Para o mercado brasileiro, a chamada “Super Quarta” envolve as decisões de ambos os bancos centrais. A diferença é que o BC brasileiro começou sua trajetória de elevação antes da maioria de seus pares globais e a discussão já é sobre em que patamar será o fim do ciclo de altas.
Andrea Damico, economista-chefe da Armor Capital, ressalta que mesmo com um aumento mais forte esperado no Fed amanhã, o Banco Central deve manter a alta de 0,5 p.p.
“A gente está em momentos do ciclo bem diferentes, nós já tivemos o nosso momento de acelerar o pace (ritmo) e tudo mais, a gente tá num momento de redução de pace — disse a economista, que aposta em uma alta de 0,5 p.p nesta quarta e outra do mesmo tamanho na próxima reunião.”
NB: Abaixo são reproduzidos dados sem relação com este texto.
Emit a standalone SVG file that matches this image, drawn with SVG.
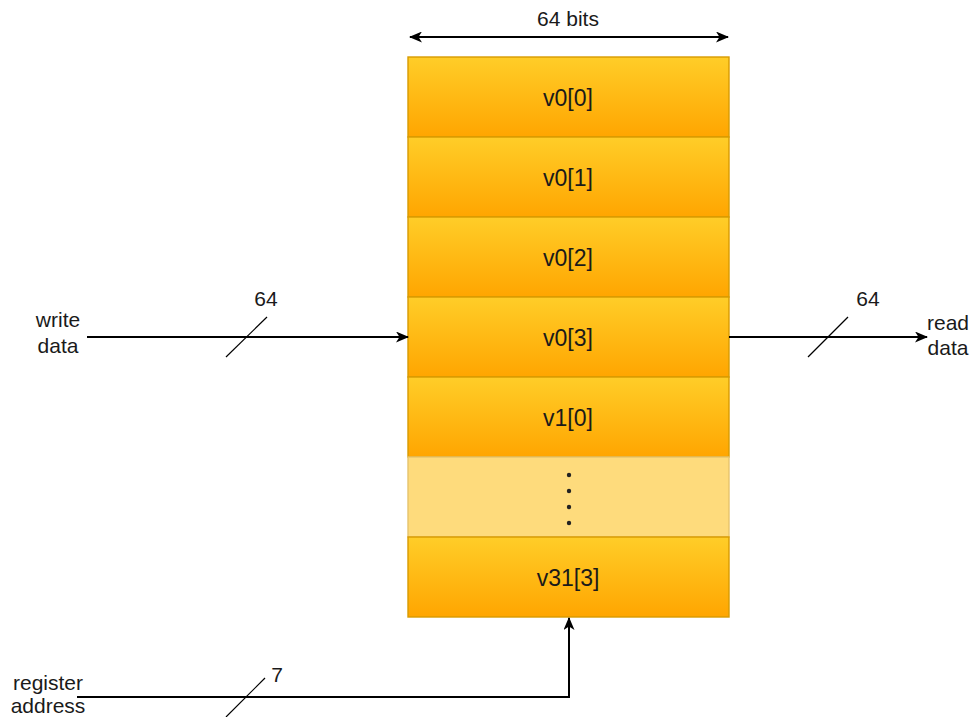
<svg xmlns="http://www.w3.org/2000/svg" width="973" height="717" viewBox="0 0 973 717">
  <defs>
    <linearGradient id="cellFill" x1="0" y1="0" x2="0" y2="1">
      <stop offset="0" stop-color="#ffcd28"/>
      <stop offset="1" stop-color="#ffa500"/>
    </linearGradient>
    <marker id="arrow" viewBox="0 0 13 11" refX="12" refY="5.5" markerWidth="13" markerHeight="11" markerUnits="userSpaceOnUse" orient="auto-start-reverse">
      <path d="M0,0 L13,5.5 L0,11 L3.5,5.5 Z" fill="#000"/>
    </marker>
  </defs>
  <style>
    text { font-family: "Liberation Sans", Arial, sans-serif; fill: #1a1a1a; text-anchor: middle; }
    .cell { fill: url(#cellFill); stroke: #d79b00; stroke-width: 1.4; }
    .gap { fill: #fedb7c; stroke: #e6c46c; stroke-width: 1.4; }
    .name { font-size: 23px; }
    .lbl { font-size: 21px; }
    .wire { fill: none; stroke: #000; stroke-width: 2; }
    .tick { stroke: #000; stroke-width: 1.2; }
  </style>

  <rect width="973" height="717" fill="#ffffff"/>

  <!-- register file rows -->
  <g id="row-v0-0"><rect class="cell" x="408" y="57" width="321" height="80"/><text class="name" x="568" y="106">v0[0]</text></g>
  <g id="row-v0-1"><rect class="cell" x="408" y="137" width="321" height="80"/><text class="name" x="568" y="186">v0[1]</text></g>
  <g id="row-v0-2"><rect class="cell" x="408" y="217" width="321" height="80"/><text class="name" x="568" y="266">v0[2]</text></g>
  <g id="row-v0-3"><rect class="cell" x="408" y="297" width="321" height="80"/><text class="name" x="568" y="346">v0[3]</text></g>
  <g id="row-v1-0"><rect class="cell" x="408" y="377" width="321" height="80"/><text class="name" x="568" y="426">v1[0]</text></g>
  <g id="row-ellipsis">
    <rect class="gap" x="408" y="457" width="321" height="80"/>
    <circle cx="569" cy="475" r="2.2" fill="#222"/>
    <circle cx="569" cy="491" r="2.2" fill="#222"/>
    <circle cx="569" cy="507" r="2.2" fill="#222"/>
    <circle cx="569" cy="523" r="2.2" fill="#222"/>
  </g>
  <g id="row-v31-3"><rect class="cell" x="408" y="537" width="321" height="80"/><text class="name" x="568" y="586">v31[3]</text></g>

  <!-- width annotation -->
  <g id="width-label"><text class="lbl" x="568" y="26">64 bits</text></g>

  <!-- port labels -->
  <g id="write-data"><text class="lbl" x="58" y="327">write</text><text class="lbl" x="58" y="353">data</text></g>
  <g id="read-data"><text class="lbl" x="948" y="330">read</text><text class="lbl" x="948" y="355">data</text></g>
  <g id="register-address"><text class="lbl" x="48" y="690">register</text><text class="lbl" x="48" y="713">address</text></g>

  <!-- bus widths -->
  <g id="bus-widths">
    <text class="lbl" x="266" y="306">64</text>
    <text class="lbl" x="868" y="306">64</text>
    <text class="lbl" x="277" y="682">7</text>
  </g>

  <!-- connectors -->
  <g id="connectors">
    <line class="wire" x1="410" y1="37" x2="728" y2="37" marker-start="url(#arrow)" marker-end="url(#arrow)"/>
    <line class="wire" x1="87" y1="337" x2="408" y2="337" marker-end="url(#arrow)"/>
    <line class="wire" x1="729" y1="337" x2="927" y2="337" marker-end="url(#arrow)"/>
    <polyline class="wire" points="77,697 569,697 569,618" marker-end="url(#arrow)"/>
    <line class="tick" x1="226" y1="357" x2="267" y2="317"/>
    <line class="tick" x1="808" y1="357" x2="848" y2="317"/>
    <line class="tick" x1="226" y1="717" x2="265" y2="678"/>
  </g>
</svg>
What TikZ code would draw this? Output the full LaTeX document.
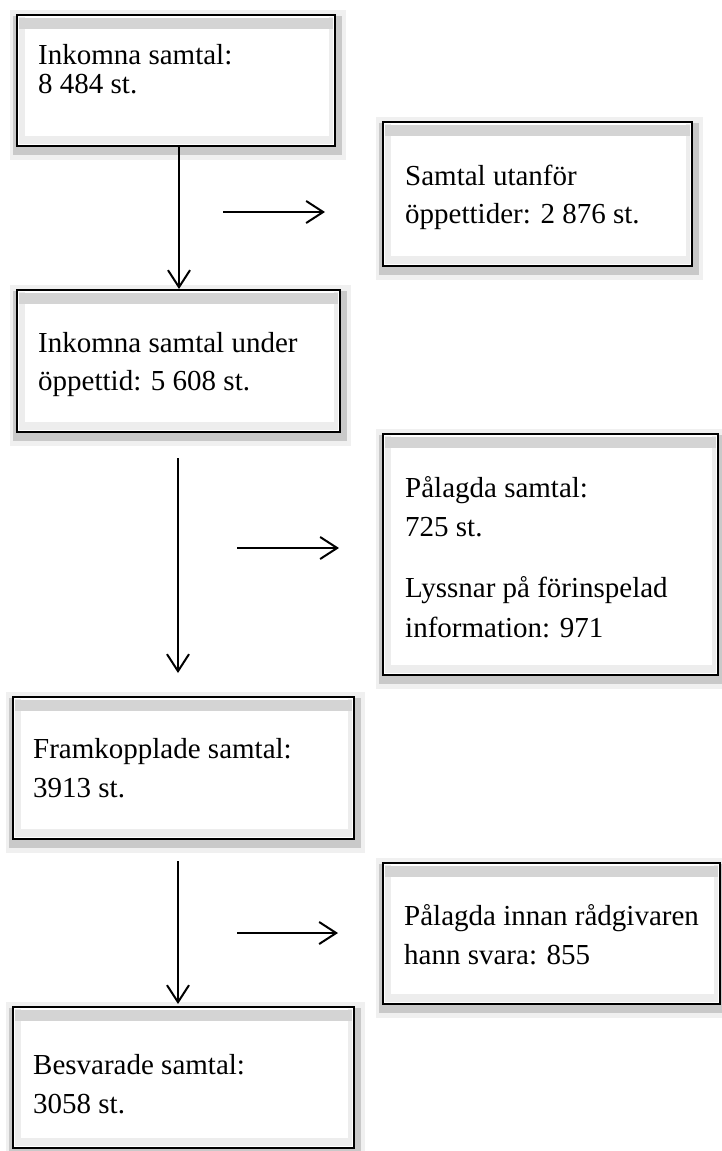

Marcela Rocha, economista-chefe da Claritas Investimentos, vê a mesma trajetória de juros de Damico, elevando a Selic para 13,75% ao ano em agosto.
A economista explica que há uma corrida de grande parte dos bancos centrais para controlar a inflação no cenário global e ao mesmo tempo há uma preocupação com a atividade econômica. Dessa forma, o impacto para o Brasil seria por meio do câmbio, que pode se desvalorizar ainda mais.
“Se o cenário global continuar com os bancos centrais tentando controlar a inflação, mas levando preocupação com a atividade econômica, a gente pode ver uma taxa de câmbio doméstica desvalorizando com o Real perdendo em relação ao dólar, é mais uma pressão para inflação”, diz Rocha.
Preços dos combustíveis
A discussão sobre as medidas para diminuir o preço dos combustíveis também traz algum nível de incerteza fiscal para as decisões do Banco Central.
Na segunda-feira, o Senado aprovou projeto que cria um teto de 17% para o ICMS com um mecanismo de compensação para a arrecadação dos estados.
Essa aprovação é parte de um objetivo do governo para reduzir o preço do diesel, gasolina e gás de cozinha, que envolve também zerar os impostos federais sobre gasolina e etanol, além de outras medidas.
Segundo Oreng, do Santander, a alta dos combustíveis pesa indiretamente nas decisões do BC. Ele explica que a autoridade monetária deve se preocupar com as expectativas de inflação e o impacto dessas possíveis alterações nos combustíveis podem aparecer nas análises.